A detailed analysis of bounded‑from‑below (BFB) conditions is performed. By examining specific field directions, the authors derive necessary and sufficient inequalities such as λ₁ > 0, λ₂ > 0, λ_w ≥ −2λ₁, λ_x ≥ −2λ₂, λ_y, λ_z ≥ −2√(λ₁λ₂), together with a combined constraint |λ₁₁ + λ₁₂| + 2|λ₁₃ + λ₁₄| < λ_a, where λ_a is a positive combination of the other quartics. These ensure that the potential does not run away to negative infinity along any neutral direction.

The vacuum analysis proceeds by parametrising the neutral components of the Higgs doublets as u_i = v_i e^{iθ_i} (i = 1…4) with v_i ≥ 0 and Σv_i² = v² = (246 GeV)². A global U(1) rotation can always eliminate one overall phase, so the authors fix θ₄ = 0. Real vacua correspond to all θ_i = 0, while complex vacua have at least one non‑zero θ_i, potentially leading to SCPV.

Stationarity conditions ∂V/∂u_i* = 0 are written explicitly, yielding four coupled equations that involve the λ‑parameters, the moduli v_i, and the phases θ_i. Solving these equations systematically, the authors first catalogue all possible real vacua. Seven distinct patterns of non‑zero VEVs are identified, each accompanied by algebraic relations among the λ’s that must hold for the solution to exist. For every pattern the Hessian matrix (the second derivative matrix) is computed, and positivity conditions are derived; these guarantee that the stationary point is a local minimum rather than a saddle point.

The core of the paper is the exhaustive classification of complex vacua. By exploring all phase configurations compatible with D₅ invariance, the authors find a rich set of solutions. They separate them into two classes: (a) configurations where the relative phases are fixed by the potential (i.e., the combination λ₁₁ + λ₁₂ and λ₁₃ + λ₁₄ satisfy specific relations), and (b) configurations where a continuous family of phases would remain, which inevitably leads to a flat direction and thus cannot be a true minimum. For class (a) they derive the necessary parameter constraints and verify that the Hessian is positive definite.

Among the viable complex vacua, a particularly general one is highlighted: v₁ = v₂, v₃ = v₄, with opposite phases θ₁ = −θ₂, θ₃ = −θ₄ (θ₄ = 0). This vacuum preserves the D₅ symmetry but breaks CP spontaneously. Its existence requires λ₅, λ₆, λ₉, λ₁₀ > 0, λ₁₁ + λ₁₂ = 0, and λ₁₃ = λ₁₄ = 0. The authors show that under these conditions the potential acquires a non‑trivial complex phase, the Hessian eigenvalues are all positive, and therefore the vacuum is a stable SCPV minimum.

Section 6 discusses the residual Z₂ symmetry that survives after D₅ breaking in certain vacua, which can have phenomenological implications for the scalar mass spectrum and dark‑matter candidates.
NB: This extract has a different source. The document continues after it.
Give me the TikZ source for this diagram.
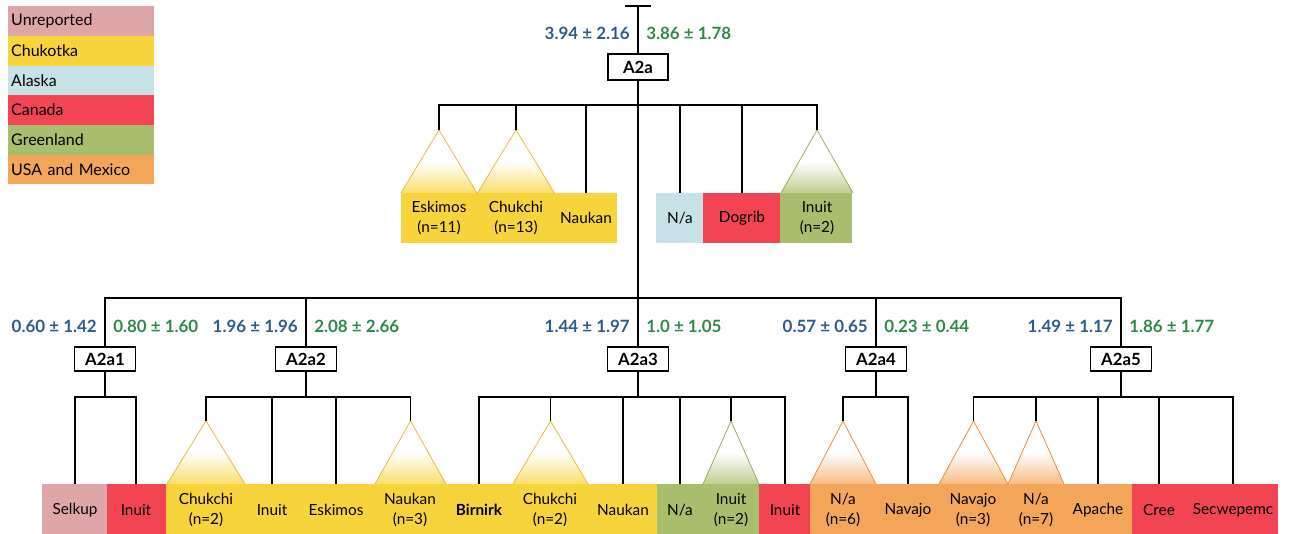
\documentclass[tikz,border=0pt]{standalone}
\usepackage{fontspec}
\setmainfont{Lato}
\usetikzlibrary{calc}
\definecolor{cUnrep}{HTML}{DFA6A7}
\definecolor{cChuk}{HTML}{F8D43C}
\definecolor{cAlas}{HTML}{C6E2E7}
\definecolor{cCan}{HTML}{F24453}
\definecolor{cGreen}{HTML}{A9BE6C}
\definecolor{cUSA}{HTML}{F3A55A}
\definecolor{cBlue}{HTML}{2D5B8C}
\definecolor{cGrn}{HTML}{2E8A4A}
\definecolor{oChuk}{HTML}{E6BC3C}
\definecolor{oGreen}{HTML}{98B062}
\definecolor{oUSA}{HTML}{EE8E3C}
\begin{document}
\begin{tikzpicture}[x=0.75pt,y=-0.75pt,
  br/.style={line width=1.4pt, black},
  hap/.style={draw, line width=1.4pt, fill=white, font=\bfseries\fontsize{12.6}{14}\selectfont, minimum width=45.75pt, minimum height=18pt, inner sep=0pt},
  lf/.style={font=\fontsize{11.5}{15}\selectfont, align=center, inner sep=0pt},
  vb/.style={anchor=east, text=cBlue, font=\bfseries\fontsize{12.7}{14}\selectfont, inner sep=0pt},
  vg/.style={anchor=west, text=cGrn, font=\bfseries\fontsize{12.7}{14}\selectfont, inner sep=0pt},
  leg/.style={anchor=north west, minimum height=22.25pt, text width=105.05pt, inner xsep=2.2pt, inner ysep=0pt, align=left, font=\fontsize{12}{14}\selectfont},
  tri/.style={line width=0.6pt},
]
\useasboundingbox (0,0) rectangle (1293,534);

% ---------- legend ----------
\node[leg, fill=cUnrep] (lg1) at (8,6) {Unreported};
\node[leg, fill=cChuk] (lg2) at (8,35.67) {Chukotka};
\node[leg, fill=cAlas] (lg3) at (8,65.33) {Alaska};
\node[leg, fill=cCan] (lg4) at (8,95) {Canada};
\node[leg, fill=cGreen] (lg5) at (8,124.67) {Greenland};
\node[leg, fill=cUSA] (lg6) at (8,154.33) {USA and Mexico};

% ---------- colour bands ----------
\fill[cChuk] (401,193) rectangle (617,243);
\fill[cAlas] (656,193) rectangle (703,243);
\fill[cCan] (703,193) rectangle (780,243);
\fill[cGreen] (780,193) rectangle (852,243);

\fill[cUnrep] (42,484) rectangle (107,534);
\fill[cCan] (107,484) rectangle (166,534);
\fill[cChuk] (166,484) rectangle (657,534);
\fill[cGreen] (657,484) rectangle (759,534);
\fill[cCan] (759,484) rectangle (810,534);
\fill[cUSA] (810,484) rectangle (1132,534);
\fill[cCan] (1132,484) rectangle (1278,534);

% ---------- triangles (collapsed clades) ----------
\newcommand{\clade}[5]{% name, x, half width, apex y, colour
  \coordinate (#1) at (#2,#4);
  \shade[top color=white, bottom color=#5!75, middle color=white] (#1) -- ++(-#3,63) -- ++(2*#3,0) -- cycle;
}
\clade{tEsk}{439}{38}{130}{cChuk}
\clade{tChk}{516}{38.5}{130}{cChuk}
\clade{tInu}{817}{36}{130}{cGreen}
\clade{tChk2}{206}{39}{421}{cChuk}
\clade{tNau2}{410.5}{35.5}{421}{cChuk}
\clade{tChk3}{550.5}{37.5}{421}{cChuk}
\clade{tInu3}{731}{28}{421}{cGreen}
\clade{tNa4}{843}{33}{421}{cUSA}
\clade{tNav5}{973.5}{34.5}{421}{cUSA}
\clade{tNa5}{1036}{28}{421}{cUSA}
\draw[tri, oChuk] (tEsk) -- ++(-38,63) (tEsk) -- ++(38,63);
\draw[tri, oChuk] (tChk) -- ++(-38.5,63) (tChk) -- ++(38.5,63);
\draw[tri, oGreen] (tInu) -- ++(-36,63) (tInu) -- ++(36,63);
\draw[tri, oChuk] (tChk2) -- ++(-39,63) (tChk2) -- ++(39,63);
\draw[tri, oChuk] (tNau2) -- ++(-35.5,63) (tNau2) -- ++(35.5,63);
\draw[tri, oChuk] (tChk3) -- ++(-37.5,63) (tChk3) -- ++(37.5,63);
\draw[tri, oGreen] (tInu3) -- ++(-28,63) (tInu3) -- ++(28,63);
\draw[tri, oUSA] (tNa4) -- ++(-33,63) (tNa4) -- ++(33,63);
\draw[tri, oUSA] (tNav5) -- ++(-34.5,63) (tNav5) -- ++(34.5,63);
\draw[tri, oUSA] (tNa5) -- ++(-28,63) (tNa5) -- ++(28,63);

% ---------- leaf tips (free ends of connectors) ----------
\coordinate (pNauk) at (586,193);
\coordinate (pNa) at (680,193);
\coordinate (pDog) at (742,193);
\coordinate (pSel) at (75,484);
\coordinate (pInu1) at (136,484);
\coordinate (pInu2) at (272,484);
\coordinate (pEsk2) at (336,484);
\coordinate (pBir) at (479,484);
\coordinate (pNau3) at (623,484);
\coordinate (pNa3) at (680,484);
\coordinate (pInu3) at (785,484);
\coordinate (pNav4) at (908,484);
\coordinate (pApa) at (1098,484);
\coordinate (pCree) at (1159,484);
\coordinate (pSec) at (1233,484);

% ---------- haplogroup boxes ----------
\coordinate (top) at (638,6);
\node[hap, minimum height=19.5pt, minimum width=45pt] (A2a) at (638,67) {A2a};
\node[hap] (A2a1) at (105,359) {A2a1};
\node[hap] (A2a2) at (306,359) {A2a2};
\node[hap] (A2a3) at (638,359) {A2a3};
\node[hap] (A2a4) at (876,359) {A2a4};
\node[hap] (A2a5) at (1121,359) {A2a5};

% ---------- connectors ----------
\draw[br] ($(top)+(-13,0)$) -- ($(top)+(13,0)$);
\draw[br] (top) -- (A2a.north);
\foreach \c in {tEsk,tChk,pNauk,pNa,pDog,tInu}
  \draw[br] (A2a.south) -- ++(0,24) -| (\c);
\foreach \c in {A2a1,A2a2,A2a3,A2a4,A2a5}
  \draw[br] (A2a.south) -- ++(0,217) -| (\c.north);
\foreach \c in {pSel,pInu1}
  \draw[br] (A2a1.south) -- ++(0,25) -| (\c);
\foreach \c in {tChk2,pInu2,pEsk2,tNau2}
  \draw[br] (A2a2.south) -- ++(0,25) -| (\c);
\foreach \c in {pBir,tChk3,pNau3,pNa3,tInu3,pInu3}
  \draw[br] (A2a3.south) -- ++(0,25) -| (\c);
\foreach \c in {tNa4,pNav4}
  \draw[br] (A2a4.south) -- ++(0,25) -| (\c);
\foreach \c in {tNav5,tNa5,pApa,pCree,pSec}
  \draw[br] (A2a5.south) -- ++(0,25) -| (\c);

% ---------- values ----------
\node[vb] (b0) at (630,33) {3.94 ± 2.16};
\node[vg] (g0) at (646,33) {3.86 ± 1.78};
\node[vb] (b1) at (97,326) {0.60 ± 1.42};
\node[vg] (g1) at (113,326) {0.80 ± 1.60};
\node[vb] (b2) at (298,326) {1.96 ± 1.96};
\node[vg] (g2) at (314,326) {2.08 ± 2.66};
\node[vb] (b3) at (630,326) {1.44 ± 1.97};
\node[vg] (g3) at (646,326) {1.0 ± 1.05};
\node[vb] (b4) at (868,326) {0.57 ± 0.65};
\node[vg] (g4) at (884,326) {0.23 ± 0.44};
\node[vb] (b5) at (1113,326) {1.49 ± 1.17};
\node[vg] (g5) at (1129,326) {1.86 ± 1.77};

% ---------- leaf labels ----------
\node[lf] (lEsk) at (439,218) {Eskimos\\(n=11)};
\node[lf] (lChk) at (516,218) {Chukchi\\(n=13)};
\node[lf] (lNauk) at (586,218) {Naukan};
\node[lf] (lNa) at (680,218) {N/a};
\node[lf] (lDog) at (742,218) {Dogrib};
\node[lf] (lInu) at (817,218) {Inuit\\(n=2)};

\node[lf] (lSel) at (75,510) {Selkup};
\node[lf] (lInu1) at (136,510) {Inuit};
\node[lf] (lChk2) at (206,510) {Chukchi\\(n=2)};
\node[lf] (lInu2) at (272,510) {Inuit};
\node[lf] (lEsk2) at (336,510) {Eskimos};
\node[lf] (lNau2) at (410,510) {Naukan\\(n=3)};
\node[lf, font=\bfseries\fontsize{11.5}{15}\selectfont] (lBir) at (479,510) {Birnirk};
\node[lf] (lChk3) at (550,510) {Chukchi\\(n=2)};
\node[lf] (lNau3) at (623,510) {Naukan};
\node[lf] (lNa3) at (680,510) {N/a};
\node[lf] (lInu3b) at (731,510) {Inuit\\(n=2)};
\node[lf] (lInu3) at (785,510) {Inuit};
\node[lf] (lNa4) at (843,510) {N/a\\(n=6)};
\node[lf] (lNav4) at (908,510) {Navajo};
\node[lf] (lNav5) at (973,510) {Navajo\\(n=3)};
\node[lf] (lNa5) at (1036,510) {N/a\\(n=7)};
\node[lf] (lApa) at (1098,510) {Apache};
\node[lf] (lCree) at (1159,510) {Cree};
\node[lf] (lSec) at (1233,510) {Secwepemc};
\end{tikzpicture}
\end{document}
Section 7 explores the relationship between real and complex vacua, demonstrating that by continuously varying the λ‑parameters one can move from a CP‑conserving real vacuum to a CP‑violating complex one, illustrating possible phase transitions in the model’s parameter space.

The conclusion summarises the main achievements: (1) construction of a D₅‑symmetric 4HDM with only 16 real parameters, (2) complete enumeration of all neutral real and complex vacua, (3) identification of the precise conditions under which SCPV occurs, and (4) derivation of the full set of BFB and Hessian positivity constraints ensuring that each listed vacuum is a genuine local minimum. The work provides a solid theoretical foundation for further phenomenological studies, such as Higgs boson mass predictions, CP‑violating observables, and potential dark‑matter signatures within a controlled, symmetry‑reduced 4HDM framework.